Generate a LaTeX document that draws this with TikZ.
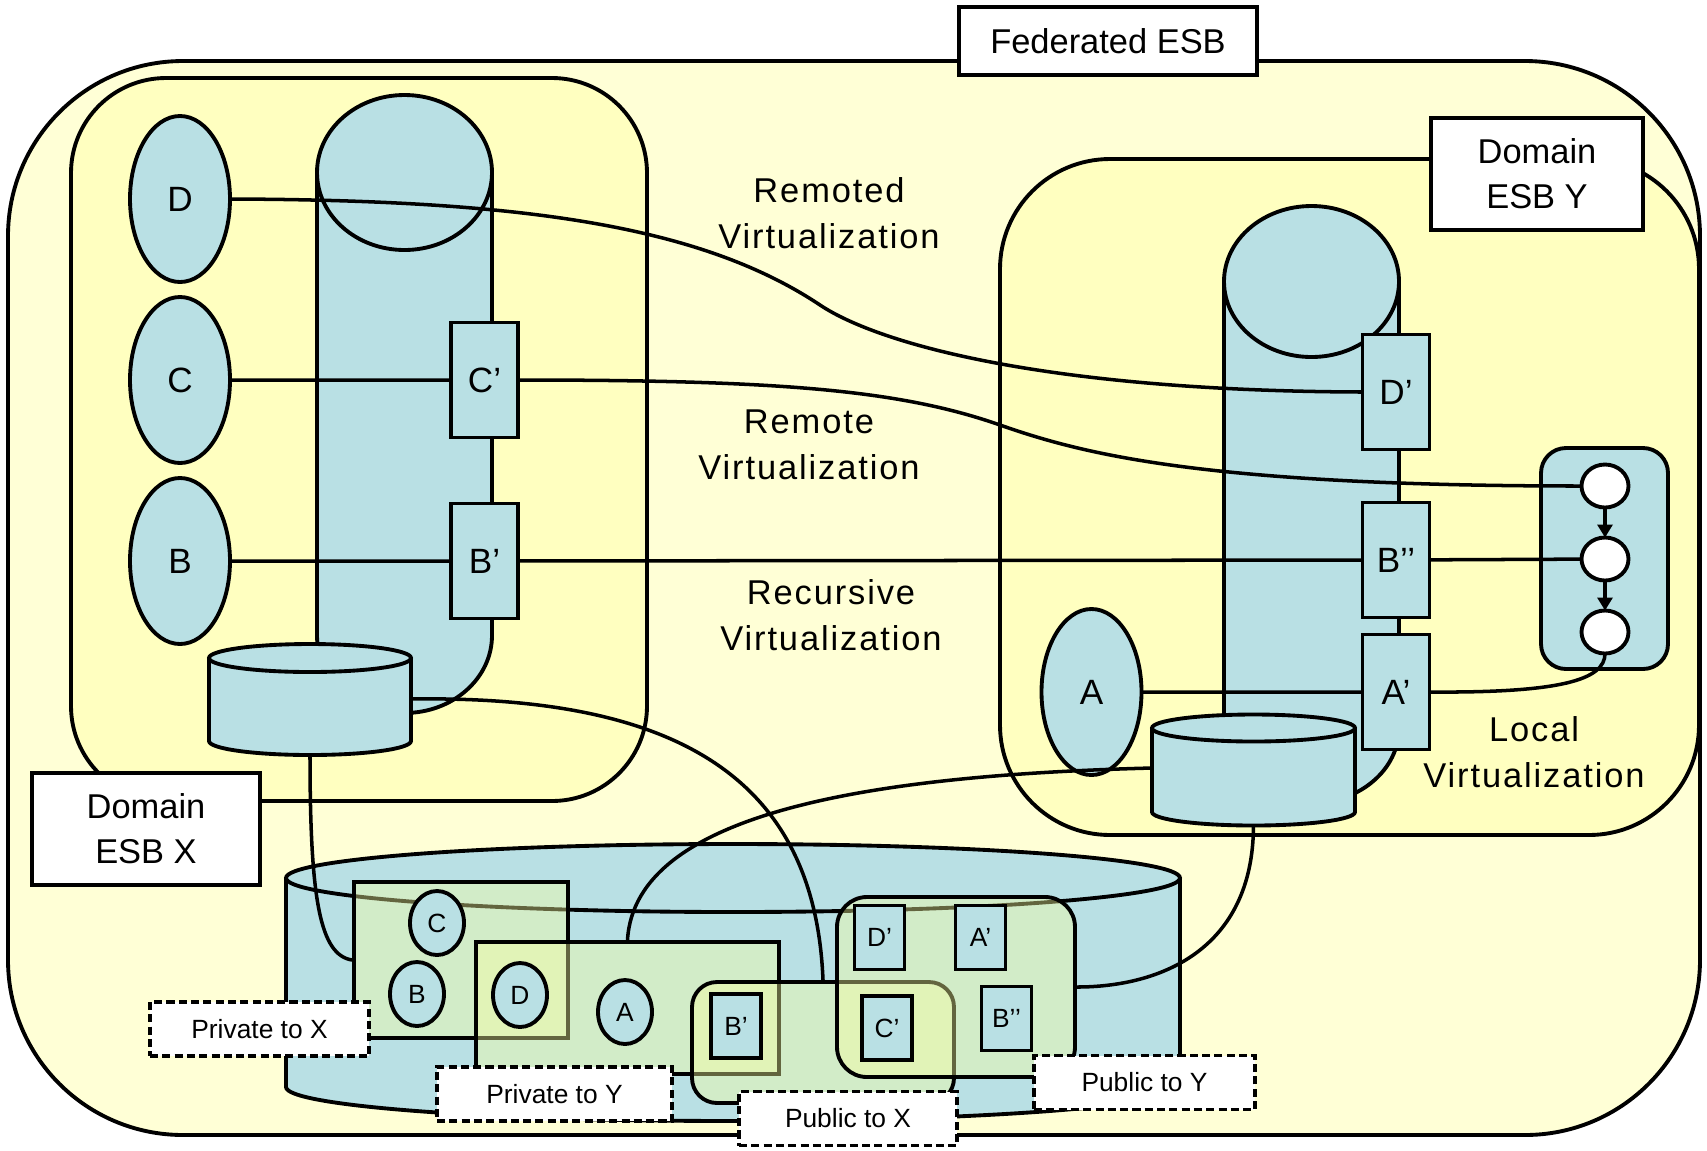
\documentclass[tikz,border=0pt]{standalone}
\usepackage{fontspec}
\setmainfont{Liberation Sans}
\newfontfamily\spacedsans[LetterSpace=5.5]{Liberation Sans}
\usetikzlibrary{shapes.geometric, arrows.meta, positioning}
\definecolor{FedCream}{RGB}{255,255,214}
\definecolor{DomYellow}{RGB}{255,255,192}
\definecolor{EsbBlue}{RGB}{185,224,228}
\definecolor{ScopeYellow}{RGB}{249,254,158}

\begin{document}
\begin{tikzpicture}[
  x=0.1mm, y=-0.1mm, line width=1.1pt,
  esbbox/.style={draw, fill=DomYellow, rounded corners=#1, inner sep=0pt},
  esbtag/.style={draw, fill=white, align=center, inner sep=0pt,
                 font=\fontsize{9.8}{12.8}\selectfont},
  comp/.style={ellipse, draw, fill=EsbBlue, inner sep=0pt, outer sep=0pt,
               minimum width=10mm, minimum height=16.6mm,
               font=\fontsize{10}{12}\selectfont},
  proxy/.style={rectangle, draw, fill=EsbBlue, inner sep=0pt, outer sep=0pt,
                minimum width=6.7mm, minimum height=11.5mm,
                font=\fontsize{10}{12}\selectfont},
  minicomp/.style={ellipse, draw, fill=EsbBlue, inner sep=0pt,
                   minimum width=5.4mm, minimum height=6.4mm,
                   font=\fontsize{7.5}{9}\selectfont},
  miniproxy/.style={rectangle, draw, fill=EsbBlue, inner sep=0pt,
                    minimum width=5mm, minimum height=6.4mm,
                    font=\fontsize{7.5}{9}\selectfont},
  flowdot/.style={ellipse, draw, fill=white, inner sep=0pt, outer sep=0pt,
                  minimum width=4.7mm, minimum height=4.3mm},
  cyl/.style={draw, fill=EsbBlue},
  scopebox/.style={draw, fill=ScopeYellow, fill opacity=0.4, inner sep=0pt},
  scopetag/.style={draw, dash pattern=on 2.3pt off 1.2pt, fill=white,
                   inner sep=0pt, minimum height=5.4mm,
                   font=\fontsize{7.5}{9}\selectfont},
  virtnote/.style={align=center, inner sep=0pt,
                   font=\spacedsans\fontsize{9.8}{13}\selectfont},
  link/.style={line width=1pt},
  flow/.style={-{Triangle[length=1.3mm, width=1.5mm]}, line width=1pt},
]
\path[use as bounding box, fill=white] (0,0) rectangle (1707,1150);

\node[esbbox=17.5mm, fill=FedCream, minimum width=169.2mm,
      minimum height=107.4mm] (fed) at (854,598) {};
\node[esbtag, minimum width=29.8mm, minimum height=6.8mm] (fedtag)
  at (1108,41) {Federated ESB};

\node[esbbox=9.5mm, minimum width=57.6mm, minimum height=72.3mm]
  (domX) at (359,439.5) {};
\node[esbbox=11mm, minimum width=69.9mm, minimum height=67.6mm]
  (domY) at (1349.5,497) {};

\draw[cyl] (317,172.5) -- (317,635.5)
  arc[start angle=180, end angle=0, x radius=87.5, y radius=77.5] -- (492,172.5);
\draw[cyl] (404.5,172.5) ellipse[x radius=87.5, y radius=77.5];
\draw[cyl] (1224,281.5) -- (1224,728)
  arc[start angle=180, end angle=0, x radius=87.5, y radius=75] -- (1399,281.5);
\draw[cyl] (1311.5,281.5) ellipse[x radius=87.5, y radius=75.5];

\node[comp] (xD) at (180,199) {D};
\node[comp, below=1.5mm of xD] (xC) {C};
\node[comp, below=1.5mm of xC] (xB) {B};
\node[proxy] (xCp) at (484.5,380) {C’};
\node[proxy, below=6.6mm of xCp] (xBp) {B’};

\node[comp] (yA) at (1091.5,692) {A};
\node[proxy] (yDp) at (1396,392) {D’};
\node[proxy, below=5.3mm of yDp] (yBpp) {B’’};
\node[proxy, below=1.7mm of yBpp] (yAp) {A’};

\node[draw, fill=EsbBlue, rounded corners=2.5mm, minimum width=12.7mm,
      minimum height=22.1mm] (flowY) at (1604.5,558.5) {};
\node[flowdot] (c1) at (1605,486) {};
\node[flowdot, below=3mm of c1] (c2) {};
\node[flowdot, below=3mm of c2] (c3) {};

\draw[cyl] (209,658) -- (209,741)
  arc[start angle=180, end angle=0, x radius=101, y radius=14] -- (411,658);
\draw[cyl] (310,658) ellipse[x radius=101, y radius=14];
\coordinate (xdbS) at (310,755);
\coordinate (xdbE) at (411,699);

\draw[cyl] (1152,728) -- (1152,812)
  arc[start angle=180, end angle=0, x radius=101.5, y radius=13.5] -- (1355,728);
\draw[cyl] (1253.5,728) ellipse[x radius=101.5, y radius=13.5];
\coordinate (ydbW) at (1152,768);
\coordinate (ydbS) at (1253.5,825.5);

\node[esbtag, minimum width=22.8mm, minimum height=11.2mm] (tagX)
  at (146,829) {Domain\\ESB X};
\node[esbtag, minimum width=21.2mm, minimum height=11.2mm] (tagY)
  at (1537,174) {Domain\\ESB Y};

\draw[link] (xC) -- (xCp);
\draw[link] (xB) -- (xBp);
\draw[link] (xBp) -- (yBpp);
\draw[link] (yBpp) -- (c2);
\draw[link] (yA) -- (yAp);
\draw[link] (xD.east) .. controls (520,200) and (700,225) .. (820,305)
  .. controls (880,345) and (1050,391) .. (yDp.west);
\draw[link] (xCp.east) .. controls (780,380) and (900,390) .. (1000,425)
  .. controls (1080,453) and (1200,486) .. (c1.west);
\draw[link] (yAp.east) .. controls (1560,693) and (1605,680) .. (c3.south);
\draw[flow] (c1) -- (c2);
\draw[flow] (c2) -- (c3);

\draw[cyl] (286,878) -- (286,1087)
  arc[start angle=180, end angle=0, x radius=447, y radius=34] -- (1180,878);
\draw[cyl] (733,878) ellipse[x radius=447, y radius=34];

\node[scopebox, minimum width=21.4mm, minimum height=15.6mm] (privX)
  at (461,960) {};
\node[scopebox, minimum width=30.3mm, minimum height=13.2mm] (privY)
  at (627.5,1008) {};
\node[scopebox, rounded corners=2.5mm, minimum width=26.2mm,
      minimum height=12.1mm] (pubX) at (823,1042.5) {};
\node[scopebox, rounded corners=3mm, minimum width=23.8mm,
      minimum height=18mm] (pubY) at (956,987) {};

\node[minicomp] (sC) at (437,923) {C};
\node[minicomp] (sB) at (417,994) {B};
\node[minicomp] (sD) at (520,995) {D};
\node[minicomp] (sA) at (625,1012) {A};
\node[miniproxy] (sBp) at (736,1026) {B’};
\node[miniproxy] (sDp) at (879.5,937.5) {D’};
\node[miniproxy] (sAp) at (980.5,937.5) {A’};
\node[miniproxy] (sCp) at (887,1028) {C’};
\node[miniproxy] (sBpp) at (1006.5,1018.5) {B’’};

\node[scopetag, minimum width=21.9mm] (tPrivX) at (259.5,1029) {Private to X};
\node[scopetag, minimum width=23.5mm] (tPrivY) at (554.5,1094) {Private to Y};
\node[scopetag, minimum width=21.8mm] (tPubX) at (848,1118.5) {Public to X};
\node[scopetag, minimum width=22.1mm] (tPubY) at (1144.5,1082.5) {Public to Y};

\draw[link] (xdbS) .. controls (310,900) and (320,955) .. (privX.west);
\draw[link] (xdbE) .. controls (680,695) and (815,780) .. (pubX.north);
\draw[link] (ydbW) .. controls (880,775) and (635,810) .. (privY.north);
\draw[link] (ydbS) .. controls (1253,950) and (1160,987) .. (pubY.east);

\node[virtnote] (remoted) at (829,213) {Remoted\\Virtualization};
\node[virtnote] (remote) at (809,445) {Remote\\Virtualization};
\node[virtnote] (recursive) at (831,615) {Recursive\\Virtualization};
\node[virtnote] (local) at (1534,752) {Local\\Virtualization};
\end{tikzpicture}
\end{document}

- _Aim of the exercise_:
With all pictures left out, please transcribe exactly the lines from the start of the material through the line with "(0,0) rectangle (1707,1150);".

- _Exercise output_:
Generate a LaTeX document that draws this with TikZ.
\documentclass[tikz,border=0pt]{standalone}
\usepackage{fontspec}
\setmainfont{Liberation Sans}
\newfontfamily\spacedsans[LetterSpace=5.5]{Liberation Sans}
\usetikzlibrary{shapes.geometric, arrows.meta, positioning}
\definecolor{FedCream}{RGB}{255,255,214}
\definecolor{DomYellow}{RGB}{255,255,192}
\definecolor{EsbBlue}{RGB}{185,224,228}
\definecolor{ScopeYellow}{RGB}{249,254,158}

\begin{document}
\begin{tikzpicture}[
  x=0.1mm, y=-0.1mm, line width=1.1pt,
  esbbox/.style={draw, fill=DomYellow, rounded corners=#1, inner sep=0pt},
  esbtag/.style={draw, fill=white, align=center, inner sep=0pt,
                 font=\fontsize{9.8}{12.8}\selectfont},
  comp/.style={ellipse, draw, fill=EsbBlue, inner sep=0pt, outer sep=0pt,
               minimum width=10mm, minimum height=16.6mm,
               font=\fontsize{10}{12}\selectfont},
  proxy/.style={rectangle, draw, fill=EsbBlue, inner sep=0pt, outer sep=0pt,
                minimum width=6.7mm, minimum height=11.5mm,
                font=\fontsize{10}{12}\selectfont},
  minicomp/.style={ellipse, draw, fill=EsbBlue, inner sep=0pt,
                   minimum width=5.4mm, minimum height=6.4mm,
                   font=\fontsize{7.5}{9}\selectfont},
  miniproxy/.style={rectangle, draw, fill=EsbBlue, inner sep=0pt,
                    minimum width=5mm, minimum height=6.4mm,
                    font=\fontsize{7.5}{9}\selectfont},
  flowdot/.style={ellipse, draw, fill=white, inner sep=0pt, outer sep=0pt,
                  minimum width=4.7mm, minimum height=4.3mm},
  cyl/.style={draw, fill=EsbBlue},
  scopebox/.style={draw, fill=ScopeYellow, fill opacity=0.4, inner sep=0pt},
  scopetag/.style={draw, dash pattern=on 2.3pt off 1.2pt, fill=white,
                   inner sep=0pt, minimum height=5.4mm,
                   font=\fontsize{7.5}{9}\selectfont},
  virtnote/.style={align=center, inner sep=0pt,
                   font=\spacedsans\fontsize{9.8}{13}\selectfont},
  link/.style={line width=1pt},
  flow/.style={-{Triangle[length=1.3mm, width=1.5mm]}, line width=1pt},
]
\path[use as bounding box, fill=white] (0,0) rectangle (1707,1150);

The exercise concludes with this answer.